Quelle casacche che diventano ancor più odiose quando si esibiscono durante una commemorazione. Quel che documenta il video registrato da Orietta Scardino non avrebbe bisogno di commenti.

Perché se a Palermo l’unica nota stonata è stato quell’unico termine offensivo espresso dal cittadino che non si sente tutelato dal suo sindaco, il “verme” urlato a Fabio Cantarella e quei cori “Fuori i razzisti dal corteo” indirizzati all’assessore del Comune di Catania sono una grottesca contraddizione, una inqualificabile offesa alla memoria di chi ha sacrificato la vita per combattere la mafia, per la libertà di espressione. E non ci si esprime con gli insulti mai. Né a Palermo né a Catania.

Tantomeno durante una commemorazione, che non dovrebbe avere sfumature politiche, bandiere palestinesi, bandiere di qualsiasi tipo, slogan che nulla hanno a vedere con la memoria.
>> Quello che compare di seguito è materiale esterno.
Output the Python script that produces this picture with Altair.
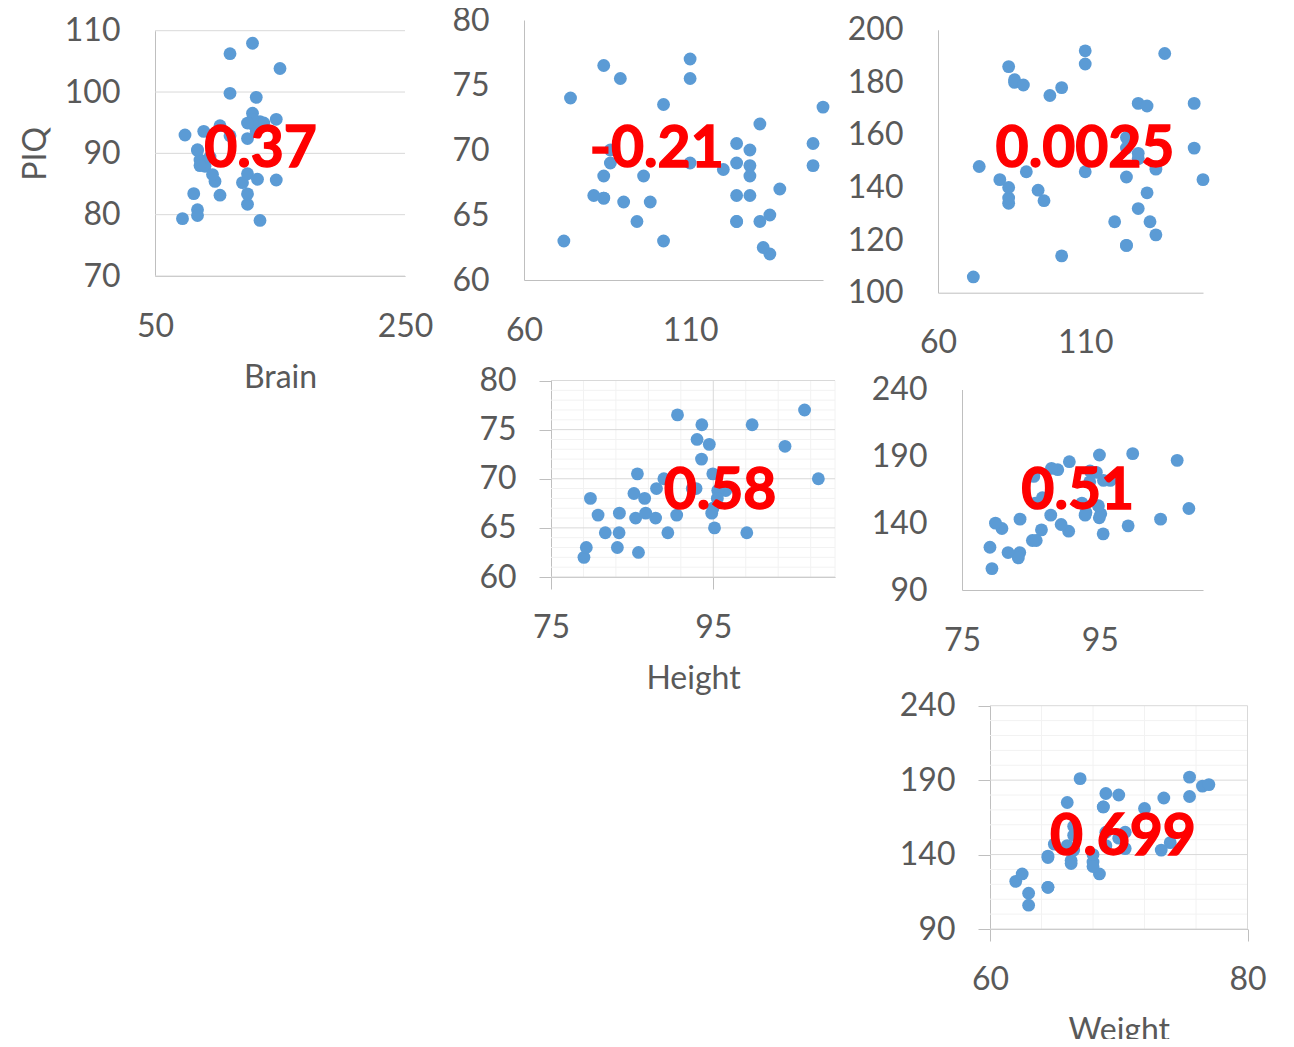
import altair as alt
import pandas as pd

# ---- data (iqsize: PIQ, Brain, Height, Weight) ----
piq = [124, 150, 128, 134, 110, 131, 98, 84, 147, 124, 128, 124, 147, 90, 96, 120, 102, 84, 86,
       84, 134, 128, 102, 131, 84, 110, 72, 124, 132, 137, 110, 86, 81, 128, 124, 94, 74, 89]
brain = [81.69, 103.84, 96.54, 95.15, 92.88, 99.13, 85.43, 90.49, 95.55, 83.39, 107.95, 92.41,
         85.65, 87.89, 86.54, 85.22, 94.51, 80.80, 88.91, 90.59, 79.06, 95.50, 83.18, 93.55,
         79.86, 106.25, 79.35, 86.67, 85.78, 94.96, 99.79, 88.00, 83.43, 94.81, 94.94, 89.40,
         93.00, 93.59]
height = [64.5, 73.3, 68.8, 65.0, 69.0, 64.5, 66.0, 66.3, 68.8, 64.5, 70.0, 69.0, 70.5, 66.0,
          68.0, 68.5, 73.5, 66.3, 70.0, 76.5, 62.0, 68.0, 63.0, 72.0, 68.0, 77.0, 63.0, 66.5,
          62.5, 67.0, 75.5, 69.0, 66.5, 66.5, 70.5, 64.5, 74.0, 75.5]
weight = [118, 143, 172, 147, 146, 138, 175, 134, 172, 118, 151, 155, 155, 146, 135, 127, 178,
          136, 180, 186, 122, 132, 114, 171, 140, 187, 106, 159, 127, 191, 192, 181, 143, 153,
          144, 139, 148, 179]

corr_labels = ["0.37", "-0.21", "0.0025", "0.58", "0.51", "0.699"]

# axis tick values per panel
p1_x = [50, 250]; p1_y = [70, 80, 90, 100, 110]
p2_x = [60, 110]; p2_y = [60, 65, 70, 75, 80]
p3_x = [60, 110]; p3_y = [100, 120, 140, 160, 180, 200]
p4_x = [75, 95];  p4_y = [60, 65, 70, 75, 80]
p5_x = [75, 95];  p5_y = [90, 140, 190, 240]
p6_x = [60, 80];  p6_y = [90, 140, 190, 240]

# gridline values
p1_hmaj = [70, 80, 90, 100, 110]
p4_hmaj = [60, 65, 70, 75, 80]
p4_hmin = [61, 62, 63, 64, 66, 67, 68, 69, 71, 72, 73, 74, 76, 77, 78, 79]
p4_vmaj = [95]
p4_vmin = [79, 83, 87, 91, 99, 103, 107, 110]
p6_hmaj = [90, 140, 190, 240]
p6_hmin = [100, 110, 120, 130, 150, 160, 170, 180, 200, 210, 220, 230]
p6_vmaj = [80]
p6_vmin = [64, 68, 72, 76]

df = pd.DataFrame({"PIQ": piq, "Brain": brain, "Height": height, "Weight": weight})

W, H = 1278, 1031
O = 8  # page margin
FONT = "Lato"
BLUE = "#5B9BD5"
MAJ = "#D9D9D9"
MIN = "#F2F2F2"


def rule_layer(vals, orient, xs, ys, xax, yax, xdom, ydom, color):
    d = pd.DataFrame({"v": vals})
    base = alt.Chart(d).mark_rule(color=color, strokeWidth=1)
    if orient == "h":
        return base.encode(
            y=alt.Y("v:Q", scale=ys, axis=yax),
            x=alt.XDatum(xdom[0], type="quantitative", scale=xs, axis=xax),
            x2=alt.datum(xdom[1]),
        )
    return base.encode(
        x=alt.X("v:Q", scale=xs, axis=xax),
        y=alt.YDatum(ydom[0], type="quantitative", scale=ys, axis=yax),
        y2=alt.datum(ydom[1]),
    )


def panel(xf, yf, xdom, ydom, xpix, ypix, xvals, yvals, label, tpos,
          xtitle=None, ytitle=None, ticks=False,
          hmaj=(), hmin=(), vmaj=(), vmin=()):
    xs = alt.Scale(domain=xdom, range=[xpix[0] - O, xpix[1] - O], nice=False, zero=False)
    ys = alt.Scale(domain=ydom, range=[ypix[0] - O, ypix[1] - O], nice=False, zero=False)
    ts = 12 if ticks else 0
    xaxis_kw = dict(orient="bottom", offset=(ypix[0] - O) - H, values=xvals,
                    ticks=ticks, tickSize=ts, labelPadding=35 - ts)
    if xtitle:
        xaxis_kw.update(title=xtitle, titleY=86, titleBaseline="top")
    else:
        xaxis_kw.update(title=None)
    yaxis_kw = dict(orient="left", offset=-(xpix[0] - O), values=yvals,
                    ticks=ticks, tickSize=ts, labelPadding=35 - ts)
    if ytitle:
        yaxis_kw.update(title=ytitle, titleX=-120, titleBaseline="middle")
    else:
        yaxis_kw.update(title=None)
    xax = alt.Axis(**xaxis_kw)
    yax = alt.Axis(**yaxis_kw)

    layers = []
    if hmin:
        layers.append(rule_layer(list(hmin), "h", xs, ys, xax, yax, xdom, ydom, MIN))
    if vmin:
        layers.append(rule_layer(list(vmin), "v", xs, ys, xax, yax, xdom, ydom, MIN))
    if hmaj:
        layers.append(rule_layer(list(hmaj), "h", xs, ys, xax, yax, xdom, ydom, MAJ))
    if vmaj:
        layers.append(rule_layer(list(vmaj), "v", xs, ys, xax, yax, xdom, ydom, MAJ))

    pts = alt.Chart(df).mark_circle(size=165, color=BLUE, opacity=1).encode(
        x=alt.X(f"{xf}:Q", scale=xs, axis=xax),
        y=alt.Y(f"{yf}:Q", scale=ys, axis=yax),
    )
    layers.append(pts)

    txt = alt.Chart(pd.DataFrame({"t": [label]})).mark_text(
        font=FONT, fontSize=57, fontWeight="bold", color="#FF0000",
        stroke="#FF0000", strokeWidth=1.4,
        align="center", baseline="alphabetic",
    ).encode(
        x=alt.value(tpos[0] - O),
        y=alt.value(tpos[1] - O + 20.5),
        text="t:N",
    )
    layers.append(txt)
    return alt.layer(*layers)


panels = [
    panel("PIQ", "Brain", [50, 250], [70, 110], (155, 405), (276, 30.7), p1_x, p1_y,
          corr_labels[0], (260.5, 146), xtitle="Brain", ytitle="PIQ", hmaj=p1_hmaj),
    panel("PIQ", "Height", [60, 150], [60, 80], (524, 823), (280, 20), p2_x, p2_y,
          corr_labels[1], (656.7, 146)),
    panel("PIQ", "Weight", [60, 150], [100, 200], (938, 1203), (292.7, 29.8), p3_x, p3_y,
          corr_labels[2], (1085, 146)),
    panel("Brain", "Height", [75, 110], [60, 80], (551, 835), (577, 380.5), p4_x, p4_y,
          corr_labels[3], (720, 488), xtitle="Height", ticks=True,
          hmaj=p4_hmaj, hmin=p4_hmin, vmaj=p4_vmaj, vmin=p4_vmin),
    panel("Brain", "Weight", [75, 110], [90, 240], (962, 1203), (590, 389.5), p5_x, p5_y,
          corr_labels[4], (1077.7, 488)),
    panel("Height", "Weight", [60, 80], [90, 240], (990, 1247.5), (929, 705.7), p6_x, p6_y,
          corr_labels[5], (1123, 834), xtitle="Weight", ticks=True,
          hmaj=p6_hmaj, hmin=p6_hmin, vmaj=p6_vmaj, vmin=p6_vmin),
]

chart = alt.layer(*panels).resolve_scale(
    x="independent", y="independent"
).resolve_axis(
    x="independent", y="independent"
).properties(
    width=W, height=H, padding=0, autosize=alt.AutoSizeParams(type="none")
).configure_view(
    stroke=None
).configure_axis(
    labelFont=FONT, labelFontSize=32, labelColor="#595959",
    titleFont=FONT, titleFontSize=32, titleColor="#595959", titleFontWeight="normal",
    domainColor="#BFBFBF", domainWidth=1, tickColor="#BFBFBF", tickWidth=1,
    grid=False, labelFlush=False, labelOverlap=False, labelBound=False,
)

chart.save("out.html", embed_options={"renderer": "svg", "actions": False})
Con la memoria di Giuseppe Fava.

Si vede un comune cittadino, Cantarella, offeso anche perchè “prima facevi parte del Mpa, ora della Lega, verme”, invitato ad andarsene, rifiutato da chi poi afferma di difendere i valori democratici, da chi poi intona “Solidarietà, accoglienza, è questa la nuova Resistenza”.